Si apre un nuovo fronte tra l'Italia e la Commissione europea, questa volta sul decreto del 18 aprile con cui il governo ha applicato i poteri speciali del 'golden power' all'operazione di acquisizione di Banco Bpm da parte di UniCredit. Bruxelles ha inviato all'Italia un parere preliminare in cui solleva dubbi di compatibilità con il diritto dell'Unione, aprendo a un potenziale contenzioso formale. Palazzo Chigi ha annunciato che risponderà con spirito collaborativo.
Ma la polemica politica è subito esplosa: Salvini ha attaccato la Commissione accusandola di "rompere le scatole", mentre le opposizioni han parlato di "figuraccia internazionale" chiedendo il ritiro del decreto. "Il decreto potrebbe costituire una violazione dell'articolo 21 del Regolamento Ue sulle concentrazioni e di altre disposizioni del diritto dell'Ue", ha affermatp la Commissione annunciando l'invio di una lettera a Roma su Unicredit-Banco Bpm. Il riferimento è al provvedimento con cui il Governo ha imposto specifici obblighi a UniCredit sull'operazione su Banco Bpm, già approvata da Bruxelles il 19 giugno 2025 .
"Gli Stati membri possono adottare misure per tutelare interessi legittimi come la sicurezza pubblica, ma tali misure devono essere proporzionate, motivate e compatibili con il diritto Ue", ha sottolineato la Commissione. "Abbiamo dubbi che questo decreto soddisfi effettivamente le condizioni stabilite nell'articolo 21 del regolamento" sulle fusioni, ha detto il portavoce dell'esecutivo comunitario Thomas Regnier. Da quanto trapela da fonti a Bruxelles i rilievi di Palazzo Berlaymont non andrebbero a valutare le condizioni date per approvare l'operazione ma la possibilità stessa per l'Italia di imporle, visto che la fusione è di competenza Ue (c'è anche un tema di mancata notifica preventiva).
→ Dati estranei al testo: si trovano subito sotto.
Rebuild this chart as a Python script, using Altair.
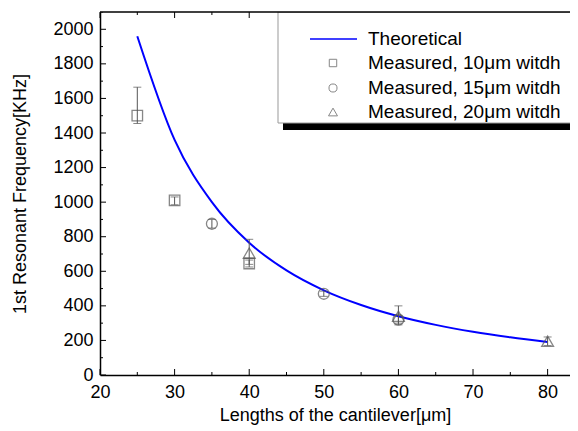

Sul tavolo ci sono dunque le norme sulle fusioni, ma anche quelle sul libero movimento dei capitali. E se le risposte dell'Italia non saranno soddisfacenti, Bruxelles potrebbe prendere una decisione legalmente vincolante ordinando il ritiro del decreto. "Con spirito collaborativo e costruttivo risponderemo ai chiarimenti richiesti, così come già fatto in sede giurisdizionale dinanzi al Tar", ha affermato una nota ufficiale del governo. "L'Unione Europea si occupa di ciò di cui si deve occupare e questa è materia di competenza anche dell'Ue", ha affermato il ministro degli Esteri e vicepremier Antonio Tajani. Il ministro delle Infrastrutture e vicepremier Matteo Salvini ha però alzato i toni: "Penso che la Ue abbia cose più importanti delle quali occuparsi, come trattare con gli Usa - ha affermato -. Invece di rompere le scatole su balneari, spiagge, motorini, auto elettriche e banche, si occupi di poche cose serie e lo faccia bene. Il sistema bancario è un asset strategico per il Paese, l'Italia può e deve normare come ritiene, senza che da Bruxelles nessuno si permetta di intervenire".
Dura l'opposizione: E' "una sconfitta su tutta la linea, in particolare per il ministro Giorgetti. Il governo farebbe bene a ritirare il golden power", ha affermato Antonio Misiani del Pd. E' "un'altra figuraccia internazionale del governo Meloni", secondo Gaetano Pedullà (M5S). La palla passa ora all'Italia, che sarebbe orientata a prendersi tutto il tempo a disposizione per rispondere, 20 giorni. I tasselli della partita includono i valori in Borsa (+5,2% il Banco, +0,5% Unicredit), l'esame degli effetti della sentenza del Tar e il conto alla rovescia sulla scadenza dell'Ops (23 luglio) in una partita che prosegue ormai da settimane. E' nell'ordine delle cose che Unicredit riunisca un Cda per decidere il da farsi, ma non sarebbe già stato convocato. Non va dimenticato infine che sul golden power è aperto anche un altro fronte con Bruxelles: la Commissione ha avviato anche la procedura informale dell' 'Eu Pilot' sulla legge e il Mef ha già risposto. Il rischio ora è che venga aperta una procedura di infrazione all'Italia.